« Ce qui se passe actuellement en pays de Fayence, avec la décision de maires de limiter voire de geler totalement la délivrance des permis de construire à cause de la pénurie d’eau, n’est que le résultat d’un long abandon des infrastructures (réseaux, voiries...) en France. » Jean-Jacques Castillon, président de la Fédération du BTP du Var, est d’autant plus direct et crédible sur le sujet que les professionnels du secteur qu’il représente dans le Var « dénoncent cette situation depuis des années sans être entendus et subissent la double peine ».
En l’occurrence non seulement ils ne sont pas ou peu sollicités pour l’entretien de ces infrastructures, mais ils risquent fort de ne plus l’être sur le segment de marché de la construction de logements. « Au-delà de la légalité de telles décisions qu’il faudra interroger, il s’agit d’éviter que ce phénomène ne s’étende à d’autres territoires et prouver que le secteur de la construction, le BTP en particulier, n’est pas le problème mais la solution », revendique-t-il.
Sécheresse : le Var sévèrement à sec
Fuite en avant
En février 2020, en pleine campagne électorale des municipales et peu avant la crise Covid, la Fédération du BTP du Var et la Fédération régionale des travaux publics (TP) avaient interpelé les maires en place et les candidats à leur succession afin qu’ils ne baissent pas la garde sur la réalisation et l’entretien de leurs réseaux, rappelant le déclassement de la France en la matière, particulièrement visible sur les infrastructures routières puisque notre pays est passé de la 1ère à la 18e place entre 2012 et 2019 dans le classement international du Forum économique mondial. Une fuite en avant qui avait été estimée à l’échelle du Var à -24 % d’investissement annuel dans les travaux publics en 2019 par rapport à 2008. « Un déclassement coûteux pour les entreprises de TP, mais qui le sera aussi demain pour le contribuable car plus élevée sera la facture de rattrapage ou d’incident, faute de prise en compte nécessaire », écrivions-nous à ce propos à l’époque.
Pour la Fédération varoise, ce sont les territoires et leurs habitants qui souffrent les premiers de ce déclassement.
« Cela se traduit par des voiries dégradées, des équipements collectifs insuffisants, des réseaux d’eau potable vétustes qui contribuent aux fuites à l’origine de la perte de 20 % de l’eau potable transportée, soit 1 milliard de m3 d’eau perdue chaque année ! Dans le pays de Fayence, ce chiffre encore plus désastreux, avec 50 % de fuites, oblige à prendre des mesures d’urgence, comme l’approvisionnement en eau par camions, pratique dont l’empreinte carbone est elle aussi désastreuse ! Ce déclassement est préjudiciable à la qualité de services que les usagers sont en droit d’attendre et à l’attractivité des territoires dans la vaste compétition qui se joue entre les régions et les départements pour attirer touristes et investisseurs. »

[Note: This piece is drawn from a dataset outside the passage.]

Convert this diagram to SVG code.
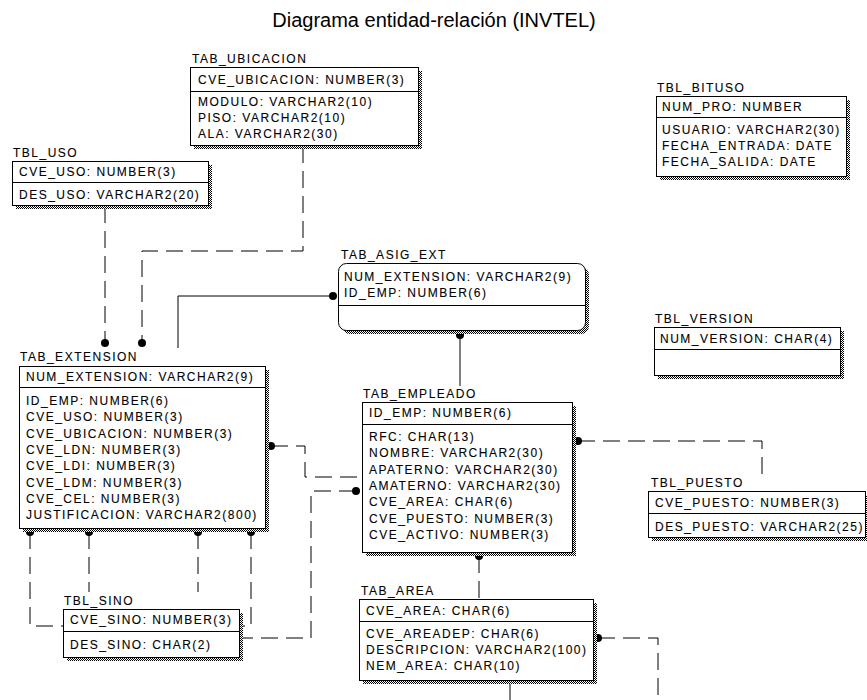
<svg xmlns="http://www.w3.org/2000/svg" width="867" height="700" viewBox="0 0 867 700">
  <defs>
    <!-- 1px checker used for the drop shadows of the tables -->
    <pattern id="dither" width="2" height="2" patternUnits="userSpaceOnUse">
      <rect width="2" height="2" fill="#ffffff"/>
      <rect width="1" height="1" fill="#000000"/>
      <rect x="1" y="1" width="1" height="1" fill="#000000"/>
    </pattern>
  </defs>
  <style>
    .title { font-family: "Liberation Sans", Arial, sans-serif; font-size: 20px; fill: #000; }
    .t { font-family: "Liberation Sans", Arial, sans-serif; font-size: 12px; letter-spacing: 1.5px; fill: #000; stroke: #000; stroke-width: 0.1px; }
    .box { fill: #ffffff; stroke: #000; stroke-width: 1; }
    .shadow { fill: url(#dither); stroke: none; }
    .div { stroke: #000; stroke-width: 1; }
    .rel { fill: none; stroke: #000; stroke-width: 1; }
    .dash { stroke-dasharray: 17 8; }
    .dot { fill: #000; }
  </style>

  <rect width="867" height="700" fill="#ffffff"/>

  <text class="title" x="434" y="27" text-anchor="middle">Diagrama entidad-relación (INVTEL)</text>

  <!-- relationships -->
  <g id="connectors">
    <!-- identifying (solid) -->
    <path class="rel" d="M178,348 V296 H333"/>
    <circle class="dot" cx="333" cy="296" r="4"/>
    <path class="rel" d="M460,335 V386"/>
    <circle class="dot" cx="460" cy="335" r="4"/>
    <path class="rel" d="M510,681 V700"/>

    <!-- non-identifying (dashed) -->
    <path class="rel dash" d="M303,146 V251 H142 V343"/>
    <circle class="dot" cx="142" cy="343" r="4"/>
    <path class="rel dash" d="M105,206 V343"/>
    <circle class="dot" cx="105" cy="343" r="4"/>

    <path class="rel dash" d="M271,446 H305 V477 H362"/>
    <circle class="dot" cx="271" cy="446" r="4"/>
    <path class="rel dash" d="M356,491 H311 V638 H240"/>
    <circle class="dot" cx="356" cy="491" r="4"/>

    <path class="rel dash" d="M30,532 V626 H63"/>
    <circle class="dot" cx="30" cy="532" r="4"/>
    <path class="rel dash" d="M89,532 V592"/>
    <circle class="dot" cx="89" cy="532" r="4"/>
    <path class="rel dash" d="M198,532 V592"/>
    <circle class="dot" cx="198" cy="532" r="4"/>
    <path class="rel dash" d="M251,532 V626 H240"/>
    <circle class="dot" cx="251" cy="532" r="4"/>

    <path class="rel dash" d="M578,441 H762 V480"/>
    <circle class="dot" cx="578" cy="441" r="4"/>
    <path class="rel dash" d="M479,556 V600"/>
    <circle class="dot" cx="479" cy="556" r="4"/>
    <path class="rel dash" d="M598,638 H658 V700"/>
    <circle class="dot" cx="598" cy="638" r="4"/>
  </g>

  <g id="tab_ubicacion">
    <text class="t" x="192" y="63">TAB_UBICACION</text>
    <rect class="shadow" x="194" y="71" width="228" height="78"/>
    <rect class="box" x="190.5" y="67.5" width="228" height="78"/>
    <line class="div" x1="190.5" y1="91.5" x2="418.5" y2="91.5"/>
    <text class="t" x="198" y="84">CVE_UBICACION: NUMBER(3)</text>
    <text class="t" x="198" y="106">MODULO: VARCHAR2(10)</text>
    <text class="t" x="198" y="122">PISO: VARCHAR2(10)</text>
    <text class="t" x="198" y="138">ALA: VARCHAR2(30)</text>
  </g>

  <g id="tbl_uso">
    <text class="t" x="13" y="157">TBL_USO</text>
    <rect class="shadow" x="16" y="165" width="196" height="44"/>
    <rect class="box" x="12.5" y="161.5" width="196" height="44"/>
    <line class="div" x1="12.5" y1="182.5" x2="208.5" y2="182.5"/>
    <text class="t" x="19" y="176">CVE_USO: NUMBER(3)</text>
    <text class="t" x="19" y="199">DES_USO: VARCHAR2(20)</text>
  </g>

  <g id="tbl_bituso">
    <text class="t" x="657" y="92">TBL_BITUSO</text>
    <rect class="shadow" x="660" y="100" width="190" height="80"/>
    <rect class="box" x="656.5" y="96.5" width="190" height="80"/>
    <line class="div" x1="656.5" y1="117.5" x2="846.5" y2="117.5"/>
    <text class="t" x="662" y="111">NUM_PRO: NUMBER</text>
    <text class="t" x="662" y="134">USUARIO: VARCHAR2(30)</text>
    <text class="t" x="662" y="150">FECHA_ENTRADA: DATE</text>
    <text class="t" x="662" y="166">FECHA_SALIDA: DATE</text>
  </g>

  <g id="tab_asig_ext">
    <text class="t" x="341" y="259">TAB_ASIG_EXT</text>
    <rect class="shadow" x="342" y="267" width="247" height="67" rx="8"/>
    <rect class="box" x="338.5" y="263.5" width="247" height="67" rx="8"/>
    <line class="div" x1="338.5" y1="305.5" x2="585.5" y2="305.5"/>
    <text class="t" x="344" y="281">NUM_EXTENSION: VARCHAR2(9)</text>
    <text class="t" x="344" y="297">ID_EMP: NUMBER(6)</text>
  </g>

  <g id="tbl_version">
    <text class="t" x="655" y="323">TBL_VERSION</text>
    <rect class="shadow" x="658" y="331" width="186" height="48"/>
    <rect class="box" x="654.5" y="327.5" width="186" height="48"/>
    <line class="div" x1="654.5" y1="349.5" x2="840.5" y2="349.5"/>
    <text class="t" x="660" y="343">NUM_VERSION: CHAR(4)</text>
  </g>

  <g id="tab_extension">
    <text class="t" x="20" y="361">TAB_EXTENSION</text>
    <rect class="shadow" x="23" y="370" width="246" height="162"/>
    <rect class="box" x="19.5" y="366.5" width="246" height="162"/>
    <line class="div" x1="19.5" y1="387.5" x2="265.5" y2="387.5"/>
    <text class="t" x="26" y="381">NUM_EXTENSION: VARCHAR2(9)</text>
    <text class="t" x="26" y="405">ID_EMP: NUMBER(6)</text>
    <text class="t" x="26" y="421.3">CVE_USO: NUMBER(3)</text>
    <text class="t" x="26" y="437.6">CVE_UBICACION: NUMBER(3)</text>
    <text class="t" x="26" y="453.9">CVE_LDN: NUMBER(3)</text>
    <text class="t" x="26" y="470.2">CVE_LDI: NUMBER(3)</text>
    <text class="t" x="26" y="486.5">CVE_LDM: NUMBER(3)</text>
    <text class="t" x="26" y="502.8">CVE_CEL: NUMBER(3)</text>
    <text class="t" x="26" y="519.1">JUSTIFICACION: VARCHAR2(800)</text>
  </g>

  <g id="tab_empleado">
    <text class="t" x="363" y="398">TAB_EMPLEADO</text>
    <rect class="shadow" x="366" y="406" width="210" height="150"/>
    <rect class="box" x="362.5" y="402.5" width="210" height="150"/>
    <line class="div" x1="362.5" y1="424.5" x2="572.5" y2="424.5"/>
    <text class="t" x="369" y="417">ID_EMP: NUMBER(6)</text>
    <text class="t" x="369" y="441">RFC: CHAR(13)</text>
    <text class="t" x="369" y="457.3">NOMBRE: VARCHAR2(30)</text>
    <text class="t" x="369" y="473.6">APATERNO: VARCHAR2(30)</text>
    <text class="t" x="369" y="489.9">AMATERNO: VARCHAR2(30)</text>
    <text class="t" x="369" y="506.2">CVE_AREA: CHAR(6)</text>
    <text class="t" x="369" y="522.5">CVE_PUESTO: NUMBER(3)</text>
    <text class="t" x="369" y="538.8">CVE_ACTIVO: NUMBER(3)</text>
  </g>

  <g id="tbl_puesto">
    <text class="t" x="651" y="487">TBL_PUESTO</text>
    <rect class="shadow" x="652" y="495" width="217" height="46"/>
    <rect class="box" x="648.5" y="491.5" width="217" height="46"/>
    <line class="div" x1="648.5" y1="513.5" x2="865.5" y2="513.5"/>
    <text class="t" x="655" y="507">CVE_PUESTO: NUMBER(3)</text>
    <text class="t" x="655" y="531">DES_PUESTO: VARCHAR2(25)</text>
  </g>

  <g id="tbl_sino">
    <text class="t" x="64" y="605">TBL_SINO</text>
    <rect class="shadow" x="67" y="613" width="176" height="48"/>
    <rect class="box" x="63.5" y="609.5" width="176" height="48"/>
    <line class="div" x1="63.5" y1="631.5" x2="239.5" y2="631.5"/>
    <text class="t" x="70" y="624">CVE_SINO: NUMBER(3)</text>
    <text class="t" x="70" y="649">DES_SINO: CHAR(2)</text>
  </g>

  <g id="tab_area">
    <text class="t" x="361" y="595">TAB_AREA</text>
    <rect class="shadow" x="363" y="603" width="234" height="81"/>
    <rect class="box" x="359.5" y="599.5" width="234" height="81"/>
    <line class="div" x1="359.5" y1="621.5" x2="593.5" y2="621.5"/>
    <text class="t" x="366" y="615">CVE_AREA: CHAR(6)</text>
    <text class="t" x="366" y="638">CVE_AREADEP: CHAR(6)</text>
    <text class="t" x="366" y="654">DESCRIPCION: VARCHAR2(100)</text>
    <text class="t" x="366" y="670">NEM_AREA: CHAR(10)</text>
  </g>
</svg>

Travaux ici pour l’eau de là
En pays de Fayence, outre le fait que bloquer l’urbanisme s’apparente à « tourner le dos au développement du territoire et à son avenir, nier les besoins de la population, acter le gaspillage sans fin de l’eau », entre autres constats, la limitation voire le gel de la délivrance des permis de construire et le défaut d’entretien des réseaux sont considérés comme un manque à gagner pour le tissu d’entreprises du BTP. « Cette décision est unilatérale et inacceptable », plaide encore Jean-Jacques Castillon qui réclame à l’inverse de « mener sans attendre des travaux d’envergure pour améliorer les infrastructures et rendre aux administrés le service qu’ils sont en droit d’attendre, de mettre en place un nouveau PLU [Plan local d’urbanisme, NDLR] qui impose des règles précises et déterminées collectivement pour prendre en compte la pénurie en eau dans les futurs projets immobiliers, comme l’impose la loi économie circulaire du 10 février 2020, plutôt que de tout bloquer, de rétablir le dialogue avec les acteurs économiques du territoire, de faire confiance au secteur de la construction pour innover et réfléchir ensemble à un développement durable du territoire ».
Et le président de la Fédération de demander au préfet du Var et aux élus locaux d’agir pour le rétablissement des conditions de ce dialogue au plus vite et d’être associé aux avancées espérées. En quelque sorte, mieux vaut effectuer les travaux ici que perdre l’eau de là.